Stated exercise: Reproduce the material word for word; the images stay out.

Supplied data:
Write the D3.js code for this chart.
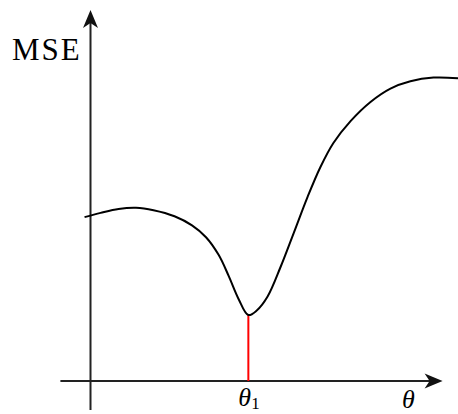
<!DOCTYPE html>
<html>
<head>
<meta charset="utf-8">
<script src="https://cdn.jsdelivr.net/npm/d3@7"></script>
<style>
  html, body { margin: 0; padding: 0; background: #fff; }
  svg { display: block; }
</style>
</head>
<body>
<div id="chart"></div>
<script>
// Parameter values θ and the MSE curve over them
const theta = [-1.7, 2.9, 8.0, 13.0, 18.0, 24.0, 29.0, 33.0, 36.6, 39.5, 42.3, 45.1, 47.5, 50.6, 54.3, 58.0, 62.0, 65.7, 69.4, 74.3, 80.0, 85.7, 91.4, 98.0, 105.0];
const mse   = [53.9, 55.3, 56.6, 57.0, 56.2, 54.2, 51.2, 47.3, 41.5, 34.5, 27.0, 21.7, 23.2, 27.8, 37.5, 48.5, 60.5, 70.4, 78.3, 85.5, 91.8, 96.2, 98.6, 99.8, 99.6];

// Location of the minimum
const theta1 = [45.1];
const mseMin = [21.7];

// Axis extents (data units)
const xAxisExtent = [-8.6, 100.6];
const yAxisExtent = [-9.5, 122];

// Labels
const yLabel = "MSE";
const xLabel = "θ";
const minLabel = ["θ", "1"];

const W = 458, H = 414;

const x = d3.scaleLinear().domain([0, 100]).range([90.5, 440.5]);
const y = d3.scaleLinear().domain([0, 100]).range([381, 77]);

const svg = d3.select("#chart").append("svg")
  .attr("width", W).attr("height", H)
  .attr("viewBox", `0 0 ${W} ${H}`);

const serif = "'Liberation Serif', 'Times New Roman', serif";

// Axes
const x0 = x(0), y0 = y(0);
svg.append("line")
  .attr("x1", x(xAxisExtent[0])).attr("y1", y0)
  .attr("x2", x(xAxisExtent[1]) - 6).attr("y2", y0)
  .attr("stroke", "#222").attr("stroke-width", 2);
svg.append("line")
  .attr("x1", x0).attr("y1", y(yAxisExtent[0]))
  .attr("x2", x0).attr("y2", y(yAxisExtent[1]) + 6)
  .attr("stroke", "#222").attr("stroke-width", 2);

// Arrowheads
function arrowPath(len, half, notch) {
  return `M0,0 L${-len},${-half} L${-len + notch},0 L${-len},${half} Z`;
}
svg.append("path")
  .attr("d", arrowPath(18, 7.5, 5))
  .attr("transform", `translate(${x(xAxisExtent[1])},${y0})`)
  .attr("fill", "#111");
svg.append("path")
  .attr("d", arrowPath(18, 7.5, 5))
  .attr("transform", `translate(${x0},${y(yAxisExtent[1])}) rotate(-90)`)
  .attr("fill", "#111");

// Red drop line from minimum to the θ axis
svg.append("line")
  .attr("x1", x(theta1[0])).attr("y1", y(mseMin[0]))
  .attr("x2", x(theta1[0])).attr("y2", y0)
  .attr("stroke", "#ff0000").attr("stroke-width", 2);

// MSE curve
const pts = theta.map((t, i) => [t, mse[i]]);
const line = d3.line()
  .x(d => x(d[0])).y(d => y(d[1]))
  .curve(d3.curveCatmullRom.alpha(0.5));
svg.append("path")
  .datum(pts)
  .attr("d", line)
  .attr("fill", "none")
  .attr("stroke", "#000")
  .attr("stroke-width", 2)
  .attr("stroke-linejoin", "round");

// Labels
svg.append("text")
  .attr("x", 12).attr("y", 60)
  .attr("font-family", serif).attr("font-size", 31)
  .attr("letter-spacing", 2)
  .attr("fill", "#000")
  .text(yLabel);

const tMin = svg.append("text")
  .attr("x", x(theta1[0]) - 10).attr("y", 406)
  .attr("font-family", serif).attr("font-size", 26)
  .attr("font-style", "italic").attr("fill", "#000");
tMin.append("tspan").text(minLabel[0]);
tMin.append("tspan").attr("font-style", "normal").attr("font-size", 17)
  .attr("dy", 3).text(minLabel[1]);

svg.append("text")
  .attr("x", 402).attr("y", 408)
  .attr("font-family", serif).attr("font-size", 26)
  .attr("font-style", "italic").attr("fill", "#000")
  .text(xLabel);
</script>
</body>
</html>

Task solution:
Write the D3.js code for this chart.
<!DOCTYPE html>
<html>
<head>
<meta charset="utf-8">
<script src="https://cdn.jsdelivr.net/npm/d3@7"></script>
<style>
  html, body { margin: 0; padding: 0; background: #fff; }
  svg { display: block; }
</style>
</head>
<body>
<div id="chart"></div>
<script>
// Parameter values θ and the MSE curve over them
const theta = [-1.7, 2.9, 8.0, 13.0, 18.0, 24.0, 29.0, 33.0, 36.6, 39.5, 42.3, 45.1, 47.5, 50.6, 54.3, 58.0, 62.0, 65.7, 69.4, 74.3, 80.0, 85.7, 91.4, 98.0, 105.0];
const mse   = [53.9, 55.3, 56.6, 57.0, 56.2, 54.2, 51.2, 47.3, 41.5, 34.5, 27.0, 21.7, 23.2, 27.8, 37.5, 48.5, 60.5, 70.4, 78.3, 85.5, 91.8, 96.2, 98.6, 99.8, 99.6];

// Location of the minimum
const theta1 = [45.1];
const mseMin = [21.7];

// Axis extents (data units)
const xAxisExtent = [-8.6, 100.6];
const yAxisExtent = [-9.5, 122];

// Labels
const yLabel = "MSE";
const xLabel = "θ";
const minLabel = ["θ", "1"];

const W = 458, H = 414;

const x = d3.scaleLinear().domain([0, 100]).range([90.5, 440.5]);
const y = d3.scaleLinear().domain([0, 100]).range([381, 77]);

const svg = d3.select("#chart").append("svg")
  .attr("width", W).attr("height", H)
  .attr("viewBox", `0 0 ${W} ${H}`);

const serif = "'Liberation Serif', 'Times New Roman', serif";

// Axes
const x0 = x(0), y0 = y(0);
svg.append("line")
  .attr("x1", x(xAxisExtent[0])).attr("y1", y0)
  .attr("x2", x(xAxisExtent[1]) - 6).attr("y2", y0)
  .attr("stroke", "#222").attr("stroke-width", 2);
svg.append("line")
  .attr("x1", x0).attr("y1", y(yAxisExtent[0]))
  .attr("x2", x0).attr("y2", y(yAxisExtent[1]) + 6)
  .attr("stroke", "#222").attr("stroke-width", 2);

// Arrowheads
function arrowPath(len, half, notch) {
  return `M0,0 L${-len},${-half} L${-len + notch},0 L${-len},${half} Z`;
}
svg.append("path")
  .attr("d", arrowPath(18, 7.5, 5))
  .attr("transform", `translate(${x(xAxisExtent[1])},${y0})`)
  .attr("fill", "#111");
svg.append("path")
  .attr("d", arrowPath(18, 7.5, 5))
  .attr("transform", `translate(${x0},${y(yAxisExtent[1])}) rotate(-90)`)
  .attr("fill", "#111");

// Red drop line from minimum to the θ axis
svg.append("line")
  .attr("x1", x(theta1[0])).attr("y1", y(mseMin[0]))
  .attr("x2", x(theta1[0])).attr("y2", y0)
  .attr("stroke", "#ff0000").attr("stroke-width", 2);

// MSE curve
const pts = theta.map((t, i) => [t, mse[i]]);
const line = d3.line()
  .x(d => x(d[0])).y(d => y(d[1]))
  .curve(d3.curveCatmullRom.alpha(0.5));
svg.append("path")
  .datum(pts)
  .attr("d", line)
  .attr("fill", "none")
  .attr("stroke", "#000")
  .attr("stroke-width", 2)
  .attr("stroke-linejoin", "round");

// Labels
svg.append("text")
  .attr("x", 12).attr("y", 60)
  .attr("font-family", serif).attr("font-size", 31)
  .attr("letter-spacing", 2)
  .attr("fill", "#000")
  .text(yLabel);

const tMin = svg.append("text")
  .attr("x", x(theta1[0]) - 10).attr("y", 406)
  .attr("font-family", serif).attr("font-size", 26)
  .attr("font-style", "italic").attr("fill", "#000");
tMin.append("tspan").text(minLabel[0]);
tMin.append("tspan").attr("font-style", "normal").attr("font-size", 17)
  .attr("dy", 3).text(minLabel[1]);

svg.append("text")
  .attr("x", 402).attr("y", 408)
  .attr("font-family", serif).attr("font-size", 26)
  .attr("font-style", "italic").attr("fill", "#000")
  .text(xLabel);
</script>
</body>
</html>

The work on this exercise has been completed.